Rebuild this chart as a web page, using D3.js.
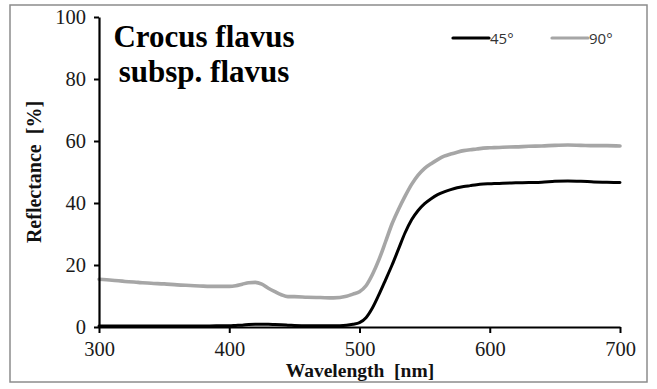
<!DOCTYPE html>
<html>
<head>
<meta charset="utf-8">
<script src="https://cdn.jsdelivr.net/npm/d3@7"></script>
<style>
  html, body { margin: 0; padding: 0; background: #fff; }
  svg { display: block; }
</style>
</head>
<body>
<svg id="chart" width="657" height="389"></svg>
<script>
// Reflectance spectra of Crocus flavus subsp. flavus at two illumination angles
const wavelengths = [300,310,320,330,340,350,360,370,380,390,400,405,410,415,420,425,430,435,440,445,450,460,470,480,490,495,500,505,510,515,520,525,530,535,540,545,550,555,560,565,570,575,580,585,590,595,600,610,620,630,640,650,660,670,680,690,700];
const refl45 = [0.3,0.3,0.3,0.3,0.3,0.3,0.3,0.3,0.3,0.4,0.4,0.5,0.6,0.8,0.9,0.9,0.9,0.8,0.7,0.6,0.5,0.4,0.4,0.4,0.6,0.9,1.4,3.0,6.2,10.5,15.2,20.0,25.2,30.4,34.6,37.6,39.8,41.4,42.7,43.6,44.3,44.9,45.3,45.6,45.9,46.1,46.2,46.4,46.5,46.6,46.7,47.0,47.1,47.0,46.8,46.7,46.6];
const refl90 = [15.4,15.1,14.7,14.4,14.1,13.9,13.6,13.4,13.2,13.1,13.1,13.3,13.8,14.3,14.4,13.8,12.5,11.4,10.4,9.8,9.8,9.6,9.5,9.4,9.9,10.6,11.4,13.3,17.0,21.8,27.5,33.3,38.0,42.2,46.0,49.0,51.2,52.7,54.0,55.1,55.8,56.4,56.9,57.2,57.4,57.7,57.8,58.0,58.1,58.3,58.4,58.6,58.7,58.6,58.5,58.5,58.4];
const seriesNames = ["45°", "90°"];
const seriesColors = ["#000000", "#a6a6a6"];
const xTicks = [300, 400, 500, 600, 700];
const yTicks = [0, 20, 40, 60, 80, 100];

const svg = d3.select("#chart");

// outer frame
svg.append("rect")
  .attr("x", 10).attr("y", 5)
  .attr("width", 637).attr("height", 377)
  .attr("fill", "none")
  .attr("stroke", "#8c8c8c")
  .attr("stroke-width", 1.5);

const x = d3.scaleLinear().domain([300, 700]).range([99, 620]);
const y = d3.scaleLinear().domain([0, 100]).range([327, 17]);

const serif = "'Liberation Serif', 'Times New Roman', serif";

// series lines
const series = [refl45, refl90].map((vals, i) => ({
  name: seriesNames[i],
  color: seriesColors[i],
  points: wavelengths.map((w, j) => [w, vals[j]])
}));

const line = d3.line()
  .x(d => x(d[0]))
  .y(d => y(d[1]))
  .curve(d3.curveMonotoneX);

// draw grey first so black sits on top
[series[1], series[0]].forEach(s => {
  svg.append("path")
    .datum(s.points)
    .attr("fill", "none")
    .attr("stroke", s.color)
    .attr("stroke-width", s.name === "90°" ? 3.6 : 3)
    .attr("stroke-linejoin", "round")
    .attr("stroke-linecap", "round")
    .attr("d", line);
});

// axes
const xAxis = svg.append("g")
  .attr("transform", `translate(0,${y(0)})`)
  .call(d3.axisBottom(x).tickValues(xTicks).tickSize(6).tickSizeOuter(0).tickPadding(8));
const yAxis = svg.append("g")
  .attr("transform", `translate(${x(300)},0)`)
  .call(d3.axisLeft(y).tickValues(yTicks).tickSize(5).tickSizeOuter(0).tickPadding(8));

[xAxis, yAxis].forEach(g => {
  g.select(".domain").attr("stroke", "#000").attr("stroke-width", 2.2);
  g.selectAll(".tick line").attr("stroke", "#000").attr("stroke-width", 2);
  g.selectAll(".tick text")
    .attr("font-family", serif)
    .attr("font-size", 20.5)
    .attr("fill", "#1a1a1a");
});

// axis titles
svg.append("text")
  .attr("x", 360).attr("y", 377)
  .attr("text-anchor", "middle")
  .attr("font-family", serif)
  .attr("font-weight", "bold")
  .attr("font-size", 19.5)
  .attr("fill", "#111")
  .style("white-space", "pre")
  .text("Wavelength  [nm]");

svg.append("text")
  .attr("transform", "translate(41,172) rotate(-90)")
  .attr("text-anchor", "middle")
  .attr("font-family", serif)
  .attr("font-weight", "bold")
  .attr("font-size", 20)
  .attr("fill", "#111")
  .style("white-space", "pre")
  .text("Reflectance  [%]");

// chart title
const title = svg.append("text")
  .attr("text-anchor", "middle")
  .attr("font-family", serif)
  .attr("font-weight", "bold")
  .attr("font-size", 31)
  .attr("fill", "#000");
title.append("tspan").attr("x", 204).attr("y", 47).text("Crocus flavus");
title.append("tspan").attr("x", 204).attr("y", 82).text("subsp. flavus");

// legend
const legendItems = [
  { s: series[0], x0: 453 },
  { s: series[1], x0: 552 }
];
legendItems.forEach(item => {
  const g = svg.append("g").attr("transform", `translate(${item.x0},38)`);
  g.append("line")
    .attr("x1", 0).attr("x2", 36)
    .attr("y1", 0).attr("y2", 0)
    .attr("stroke", item.s.color)
    .attr("stroke-width", 3.2)
    .attr("stroke-linecap", "round");
  g.append("text")
    .attr("x", 37).attr("y", 5.5)
    .attr("font-family", "'Open Sans', 'DejaVu Sans', sans-serif")
    .attr("font-size", 15)
    .attr("fill", "#333")
    .text(item.s.name);
});
</script>
</body>
</html>
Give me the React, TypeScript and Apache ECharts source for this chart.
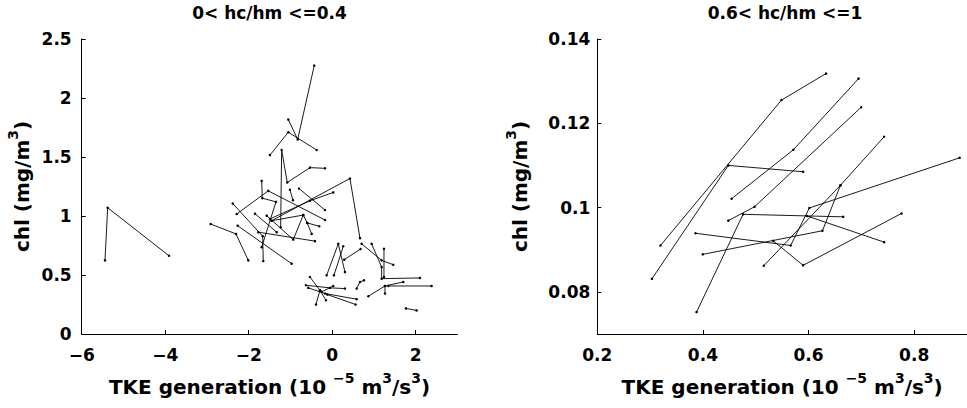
import React, { useEffect, useRef } from 'react';
import * as echarts from 'echarts';

// Left panel (0< hc/hm <=0.4): each track is a list of [TKE generation, chl]
const leftTracks: number[][][] = [
  [[-5.442, 0.624], [-5.378, 1.07], [-3.909, 0.663]],
  [[-1.051, 1.817], [-0.826, 1.649], [-0.429, 2.275]],
  [[-1.49, 1.516], [-1.051, 1.71], [-0.371, 1.559]],
  [[-1.234, 0.905], [-1.21, 1.559], [-1.075, 1.284], [-0.532, 1.41], [-0.172, 1.404]],
  [[-1.689, 1.297], [-1.673, 1.151], [-1.346, 1.12], [-1.689, 0.736]],
  [[-2.287, 1.017], [-1.531, 1.213], [-0.172, 0.966]],
  [[-0.795, 1.233], [-0.172, 1.051]],
  [[-1.449, 0.96], [0.426, 1.318], [0.666, 0.812]],
  [[-1.49, 0.975], [-0.532, 1.129], [0.026, 1.2]],
  [[-2.264, 0.918], [-0.971, 0.596]],
  [[-2.911, 0.932], [-2.304, 0.848], [-2.009, 0.624]],
  [[-2.383, 1.106], [-1.665, 0.829], [-1.65, 0.618]],
  [[-1.569, 1.003], [-0.932, 0.8], [-0.692, 1.008], [-0.596, 0.941], [-0.309, 0.913]],
  [[-0.596, 0.941], [-0.491, 0.848]],
  [[-1.449, 0.96], [-0.692, 1.008]],
  [[-1.77, 0.863], [-0.412, 0.787]],
  [[-1.849, 1.02], [-1.329, 0.863]],
  [[-1.011, 1.222], [-0.939, 1.134]],
  [[-0.133, 0.497], [0.147, 0.764], [0.307, 0.525]],
  [[0.043, 0.497], [0.267, 0.744]],
  [[0.29, 0.63], [0.68, 0.72]],
  [[0.706, 0.764], [1.185, 0.624], [1.464, 0.587]],
  [[0.945, 0.764], [1.185, 0.567], [1.185, 0.469], [2.102, 0.475]],
  [[1.241, 0.722], [1.241, 0.483]],
  [[-0.532, 0.483], [-0.292, 0.37], [-0.149, 0.286]],
  [[-0.628, 0.413], [-0.053, 0.391], [0.307, 0.385]],
  [[-0.572, 0.391], [-0.172, 0.343], [0.586, 0.295]],
  [[-0.292, 0.37], [-0.388, 0.25]],
  [[-0.117, 0.334], [0.562, 0.25]],
  [[0.027, 0.407], [-0.252, 0.357]],
  [[0.586, 0.385], [0.666, 0.441], [0.762, 0.455]],
  [[0.866, 0.32], [1.265, 0.407], [1.704, 0.441]],
  [[1.265, 0.407], [1.265, 0.343]],
  [[1.345, 0.407], [2.382, 0.407]],
  [[1.767, 0.217], [2.023, 0.2]],
];

// Right panel (0.6< hc/hm <=1)
const rightTracks: number[][][] = [
  [[0.3196, 0.091], [0.5487, 0.1255], [0.6332, 0.1318]],
  [[0.3034, 0.0831], [0.4481, 0.11], [0.5897, 0.1085]],
  [[0.4543, 0.1021], [0.5711, 0.1137], [0.6947, 0.1306]],
  [[0.4481, 0.0969], [0.4978, 0.1002], [0.6996, 0.1238]],
  [[0.3879, 0.0752], [0.476, 0.0984], [0.6655, 0.0978]],
  [[0.386, 0.0939], [0.5661, 0.091], [0.6015, 0.0999], [0.886, 0.1118]],
  [[0.5152, 0.0862], [0.6605, 0.1053], [0.7431, 0.1168]],
  [[0.3997, 0.0889], [0.6263, 0.0945], [0.6605, 0.1053]],
  [[0.5332, 0.0921], [0.5897, 0.0863], [0.776, 0.0986]],
  [[0.5972, 0.098], [0.7431, 0.0918]],
];

const leftXTicks = [-6, -4, -2, 0, 2];
const leftYTicks = [0, 0.5, 1, 1.5, 2, 2.5];
const rightXTicks = [0.2, 0.4, 0.6, 0.8];
const rightYTicks = [0.08, 0.1, 0.12, 0.14];
const panelTitles = ['0< hc/hm <=0.4', '0.6< hc/hm <=1'];
const xName = 'TKE generation (10 {sup|\u22125} m{sup|3}/s{sup|3})';
const yName = 'chl (mg/m{sup|3})';

const FONT = 'DejaVu Sans';

function axisCommon(ticks: number[], margin: number) {
  return {
    type: 'value' as const,
    axisLine: { show: true, onZero: false, lineStyle: { color: '#000', width: 1 } },
    axisTick: { show: true, inside: true, length: 4, customValues: ticks, lineStyle: { color: '#000', width: 1 } },
    axisLabel: {
      customValues: ticks,
      margin,
      color: '#000',
      fontFamily: FONT,
      fontWeight: 'bold' as const,
      fontSize: 17,
      formatter: (v: number) => String(v).replace('-', '\u2212'),
    },
    splitLine: { show: false },
    nameLocation: 'middle' as const,
    nameTextStyle: {
      color: '#000',
      fontFamily: FONT,
      fontWeight: 'bold' as const,
      fontSize: 20,
      lineHeight: 32,
      rich: {
        sup: { fontSize: 14, fontFamily: FONT, fontWeight: 'bold' as const, color: '#000', verticalAlign: 'top' as const, lineHeight: 14 },
      },
    },
  };
}

export default function App() {
  const ref = useRef<HTMLDivElement>(null);
  useEffect(() => {
    if (!ref.current) return;
    const chart = echarts.init(ref.current, undefined, { renderer: 'svg' });
    const series: any[] = [];
    const mk = (tracks: number[][][], idx: number) => {
      tracks.forEach((t) => {
        series.push({
          type: 'line',
          xAxisIndex: idx,
          yAxisIndex: idx,
          data: t,
          symbol: 'circle',
          symbolSize: 2.5,
          showSymbol: true,
          lineStyle: { color: '#000', width: 0.9 },
          itemStyle: { color: '#000' },
          silent: true,
        });
      });
    };
    mk(leftTracks, 0);
    mk(rightTracks, 1);
    chart.setOption({
      animation: false,
      backgroundColor: '#fff',
      grid: [
        { left: 81.7, top: 39, width: 375.7, height: 296.7 },
        { left: 597.3, top: 39, width: 376.7, height: 296.7 },
      ],
      xAxis: [
        { ...axisCommon(leftXTicks, 12), gridIndex: 0, min: -6, max: 3, name: xName, nameGap: 37 },
        { ...axisCommon(rightXTicks, 12), gridIndex: 1, min: 0.2, max: 0.9, name: xName, nameGap: 37 },
      ],
      yAxis: [
        { ...axisCommon(leftYTicks, 10), gridIndex: 0, min: 0, max: 2.5, name: yName, nameGap: 41 },
        { ...axisCommon(rightYTicks, 7), gridIndex: 1, min: 0.07, max: 0.14, name: yName, nameGap: 61 },
      ],
      graphic: [
        { type: 'text', x: 269.5, y: 13, style: { text: panelTitles[0], fill: '#000', font: `bold 17px "${FONT}"`, textAlign: 'center', textVerticalAlign: 'middle' } },
        { type: 'text', x: 785, y: 13, style: { text: panelTitles[1], fill: '#000', font: `bold 17px "${FONT}"`, textAlign: 'center', textVerticalAlign: 'middle' } },
      ],
      series,
    });
    return () => chart.dispose();
  }, []);
  return <div ref={ref} style={{ width: 967, height: 408, position: 'absolute', left: 0, top: 0 }} />;
}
========
DIRECTIONS FOR THIS TASK:
In the listing above, find the line with "Give me the" and the line with "import * as echarts from 'echarts';". Copy both of them and every line between, exactly, but not the pictures.

CORRECT RESPONSE:
Give me the React, TypeScript and Apache ECharts source for this chart.
import React, { useEffect, useRef } from 'react';
import * as echarts from 'echarts';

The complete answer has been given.